Physics

The physics interface handle everything with physics that does not belong to a collection.

void Physics_Step(float TimeStep);

This is the main method for simulating physics. You must call it with a fixed timestep to keep the simulation stable.

After simulating a variable number of fixed steps it is recomended to call Physics_LetInstancesFollowRigidBodies_Interpolated with the remaining time before rendering.

TimeStep is the time in seconds that is simulated in one step. 1/60 = low quality, 1/120 = medium quality, 1/240 = high quality

If the timestep is too short, the result might get worse from 32 bit rounding errors.

TimeStep > 0 and TimeStep is the same value each step.

Simulate TimeStep seconds

void Physics_SetGravity(float X,float Y,float Z);

Sets the world's gravity force to (X,Y,Z).

void Physics_GetGravity_OutV3(void);

Writes the world's gravity force to (X1,Y1,Z1) in the matrix buffer.

void Physics_SetDebugDrawRadius(float NewValue);

The debug draw radius is used for some types of debug drawing that would take too much performance if everything was seen at the same time.

It defines how far from the camera things must be visible in the debug drawing. The default value is 10 length units.

See Camera_SetDebugViewVisibility for information about which debug views are using this.

Sets the debug draw radius to NewValue.

float Physics_GetDebugDrawRadius(void);

Returns the debug draw radius.

void Physics_LetInstancesFollowRigidBodies(void);

For this to work, you must call Instance_FollowRigidBody to connect instances to rigid bodies.

Since this method only update for active dynamic bodies, you must call it often enough so that a body can't get activated and go back to sleep between 2 calls since that would cause the visual instance to not follow it's rigid body.

All active and dynamic rigid bodies that have any visual instance assigned using Instance_FollowRigidBody will be synchronized as if you called Instance_PlaceAtRigidBody for each following instance.

void Physics_LetInstancesFollowRigidBodies_Interpolated(float TimeOffset);

This method is like Physics_LetInstancesFollowRigidBodies but with interpolation. It is like calling Instance_PlaceAtRigidBody_Interpolated instead of Instance_PlaceAtRigidBody for every pair.

For this to work, you must call Instance_FollowRigidBody to connect instances to rigid bodies in a "follow" relation.

Since this method only update for active dynamic bodies, you must call it often enough so that a body can't get activated and go back to sleep between 2 calls since that would cause the visual instance to not follow it's rigid body.

All active and dynamic rigid bodies that have any visual instance assigned using Instance_FollowRigidBody will be synchronized as if you called Instance_PlaceAtRigidBody_Interpolated for each following instance.
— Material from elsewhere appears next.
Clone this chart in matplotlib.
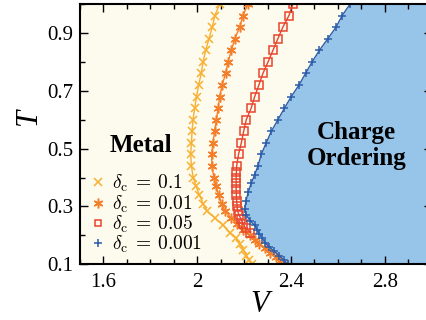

int Physics_GetAllContactsFromLastStep_OutCB(bool IncludeContactsFromSleepingBodies);

This method can be used to generate particles.

Writes all the contacts from the last simulation step into the contact buffer.

Returns the number of contacts in the contact buffer. All methods with the "_OutCB" postfix have this postcondition.

int Physics_GetAllPairSumContactsFromLastStep_OutCB(bool IncludeContactsFromSleepingBodies);

This method can be used to generate sound effects because it does not create multiple contact points for one pair of bodies.

Writes the sum of impulses at the average position and normal for each colliding pair of bodies from the last simulation step into the contact buffer.

Returns the number of contacts in the contact buffer. All methods with the "_OutCB" postfix have this postcondition.